→ **Set task**: Search the records below for the word "this". Pull out each line that has it.

→ **Supplied data**:
▶

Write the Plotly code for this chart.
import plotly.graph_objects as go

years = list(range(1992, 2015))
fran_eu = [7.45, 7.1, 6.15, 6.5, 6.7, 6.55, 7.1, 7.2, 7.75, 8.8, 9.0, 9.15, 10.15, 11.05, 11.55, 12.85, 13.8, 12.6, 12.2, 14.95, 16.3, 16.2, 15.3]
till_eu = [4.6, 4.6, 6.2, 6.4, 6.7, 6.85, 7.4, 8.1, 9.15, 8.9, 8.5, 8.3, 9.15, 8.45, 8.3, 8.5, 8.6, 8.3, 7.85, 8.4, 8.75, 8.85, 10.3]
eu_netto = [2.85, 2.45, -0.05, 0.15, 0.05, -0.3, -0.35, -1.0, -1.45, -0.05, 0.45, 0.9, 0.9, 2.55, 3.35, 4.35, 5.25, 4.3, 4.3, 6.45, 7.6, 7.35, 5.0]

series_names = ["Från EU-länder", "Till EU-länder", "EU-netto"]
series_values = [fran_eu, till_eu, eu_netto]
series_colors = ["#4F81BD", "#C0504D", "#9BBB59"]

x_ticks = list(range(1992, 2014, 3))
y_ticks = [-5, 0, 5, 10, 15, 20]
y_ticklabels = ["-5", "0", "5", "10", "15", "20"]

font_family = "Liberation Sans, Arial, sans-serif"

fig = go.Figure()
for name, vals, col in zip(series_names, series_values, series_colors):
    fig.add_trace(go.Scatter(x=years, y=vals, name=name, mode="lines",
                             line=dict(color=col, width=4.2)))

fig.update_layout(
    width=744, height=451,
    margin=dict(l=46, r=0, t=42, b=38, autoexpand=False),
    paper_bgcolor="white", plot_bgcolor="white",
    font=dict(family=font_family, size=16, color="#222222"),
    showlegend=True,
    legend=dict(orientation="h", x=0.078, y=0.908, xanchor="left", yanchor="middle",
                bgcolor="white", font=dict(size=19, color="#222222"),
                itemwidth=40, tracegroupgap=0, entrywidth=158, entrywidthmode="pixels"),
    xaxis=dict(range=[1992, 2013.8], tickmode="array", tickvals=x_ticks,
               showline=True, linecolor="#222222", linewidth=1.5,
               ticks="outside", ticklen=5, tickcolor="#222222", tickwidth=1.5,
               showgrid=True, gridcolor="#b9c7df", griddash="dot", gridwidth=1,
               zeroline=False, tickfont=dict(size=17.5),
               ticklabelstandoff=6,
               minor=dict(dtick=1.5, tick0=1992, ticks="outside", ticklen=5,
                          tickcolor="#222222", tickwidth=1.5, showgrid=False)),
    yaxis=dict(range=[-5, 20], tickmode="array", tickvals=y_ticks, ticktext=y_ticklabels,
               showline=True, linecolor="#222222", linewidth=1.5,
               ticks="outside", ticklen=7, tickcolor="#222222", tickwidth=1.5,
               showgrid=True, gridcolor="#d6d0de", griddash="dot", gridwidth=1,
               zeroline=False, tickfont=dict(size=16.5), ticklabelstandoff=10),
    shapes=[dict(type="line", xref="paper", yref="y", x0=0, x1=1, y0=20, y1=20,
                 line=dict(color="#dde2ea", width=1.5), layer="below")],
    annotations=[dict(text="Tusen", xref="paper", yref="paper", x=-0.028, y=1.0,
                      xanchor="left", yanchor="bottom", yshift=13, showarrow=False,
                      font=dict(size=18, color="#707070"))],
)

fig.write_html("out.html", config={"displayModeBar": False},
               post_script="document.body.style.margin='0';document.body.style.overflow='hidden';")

◀
▶

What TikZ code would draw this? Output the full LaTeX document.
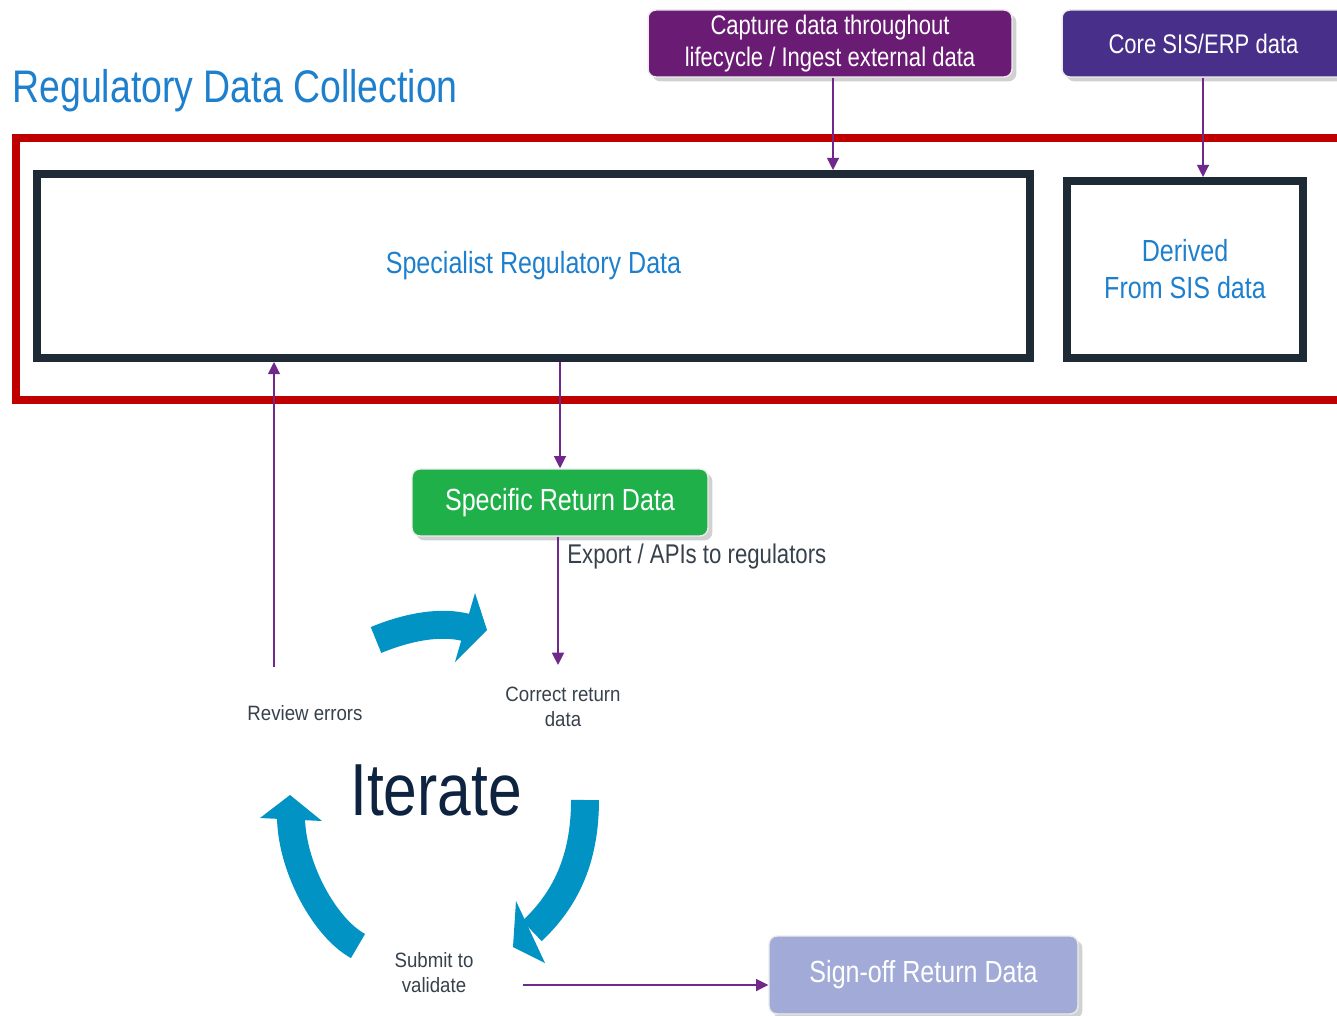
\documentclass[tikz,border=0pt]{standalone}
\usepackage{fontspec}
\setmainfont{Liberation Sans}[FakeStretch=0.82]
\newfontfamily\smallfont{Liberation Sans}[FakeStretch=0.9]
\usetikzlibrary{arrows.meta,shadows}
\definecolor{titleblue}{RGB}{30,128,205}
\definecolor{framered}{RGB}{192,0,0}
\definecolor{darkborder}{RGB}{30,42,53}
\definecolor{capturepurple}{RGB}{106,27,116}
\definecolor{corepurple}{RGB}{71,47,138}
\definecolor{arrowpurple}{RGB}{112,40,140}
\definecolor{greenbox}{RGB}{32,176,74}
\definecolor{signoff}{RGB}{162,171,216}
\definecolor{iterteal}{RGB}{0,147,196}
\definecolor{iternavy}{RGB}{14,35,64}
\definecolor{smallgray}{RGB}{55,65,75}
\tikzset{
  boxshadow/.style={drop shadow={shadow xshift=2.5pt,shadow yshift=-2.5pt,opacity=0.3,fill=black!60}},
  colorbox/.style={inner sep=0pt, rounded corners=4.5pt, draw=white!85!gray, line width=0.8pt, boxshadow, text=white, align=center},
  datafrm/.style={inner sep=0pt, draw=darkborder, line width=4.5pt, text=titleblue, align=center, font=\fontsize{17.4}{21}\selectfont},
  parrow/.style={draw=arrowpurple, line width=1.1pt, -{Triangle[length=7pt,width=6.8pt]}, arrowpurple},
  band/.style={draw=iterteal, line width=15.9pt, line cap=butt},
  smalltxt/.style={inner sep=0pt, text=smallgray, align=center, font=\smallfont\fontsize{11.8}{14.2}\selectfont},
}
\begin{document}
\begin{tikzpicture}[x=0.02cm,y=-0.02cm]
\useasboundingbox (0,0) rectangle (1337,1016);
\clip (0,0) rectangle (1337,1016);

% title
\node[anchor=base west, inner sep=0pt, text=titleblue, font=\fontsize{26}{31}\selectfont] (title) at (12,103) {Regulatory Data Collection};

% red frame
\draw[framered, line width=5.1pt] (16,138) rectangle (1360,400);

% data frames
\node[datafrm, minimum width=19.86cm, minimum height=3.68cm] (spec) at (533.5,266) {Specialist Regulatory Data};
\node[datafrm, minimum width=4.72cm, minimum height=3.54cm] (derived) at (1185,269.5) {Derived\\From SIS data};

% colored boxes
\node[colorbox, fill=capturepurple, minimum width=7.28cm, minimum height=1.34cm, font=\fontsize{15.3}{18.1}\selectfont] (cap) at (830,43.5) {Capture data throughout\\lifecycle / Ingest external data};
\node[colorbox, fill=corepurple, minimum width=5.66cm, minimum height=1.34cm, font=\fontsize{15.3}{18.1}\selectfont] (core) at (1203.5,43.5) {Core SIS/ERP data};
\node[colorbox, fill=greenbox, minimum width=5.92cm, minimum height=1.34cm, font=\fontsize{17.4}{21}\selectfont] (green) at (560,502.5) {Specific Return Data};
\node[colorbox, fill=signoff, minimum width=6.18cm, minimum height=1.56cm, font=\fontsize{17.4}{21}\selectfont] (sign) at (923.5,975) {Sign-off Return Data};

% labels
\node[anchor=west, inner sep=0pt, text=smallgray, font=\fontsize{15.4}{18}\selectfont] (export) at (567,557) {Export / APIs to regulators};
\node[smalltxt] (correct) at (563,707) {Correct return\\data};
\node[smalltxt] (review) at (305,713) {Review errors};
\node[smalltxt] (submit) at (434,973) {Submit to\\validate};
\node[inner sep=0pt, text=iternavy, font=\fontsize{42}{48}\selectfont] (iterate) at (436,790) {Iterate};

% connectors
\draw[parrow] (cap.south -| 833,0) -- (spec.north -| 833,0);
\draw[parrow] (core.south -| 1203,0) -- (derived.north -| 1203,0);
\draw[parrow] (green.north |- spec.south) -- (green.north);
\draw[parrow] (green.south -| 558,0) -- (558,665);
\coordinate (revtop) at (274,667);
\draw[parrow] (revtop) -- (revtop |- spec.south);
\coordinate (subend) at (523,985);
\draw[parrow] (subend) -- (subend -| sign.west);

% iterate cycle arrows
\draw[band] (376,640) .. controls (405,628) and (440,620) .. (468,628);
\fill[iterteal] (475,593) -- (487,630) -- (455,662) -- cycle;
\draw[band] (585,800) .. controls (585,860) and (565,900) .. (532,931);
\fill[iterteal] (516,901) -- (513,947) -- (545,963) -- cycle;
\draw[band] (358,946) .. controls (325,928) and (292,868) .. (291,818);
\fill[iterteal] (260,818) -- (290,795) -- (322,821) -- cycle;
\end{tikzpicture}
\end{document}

◀

→ **Full solution**:
Write the Plotly code for this chart.
What TikZ code would draw this? Output the full LaTeX document.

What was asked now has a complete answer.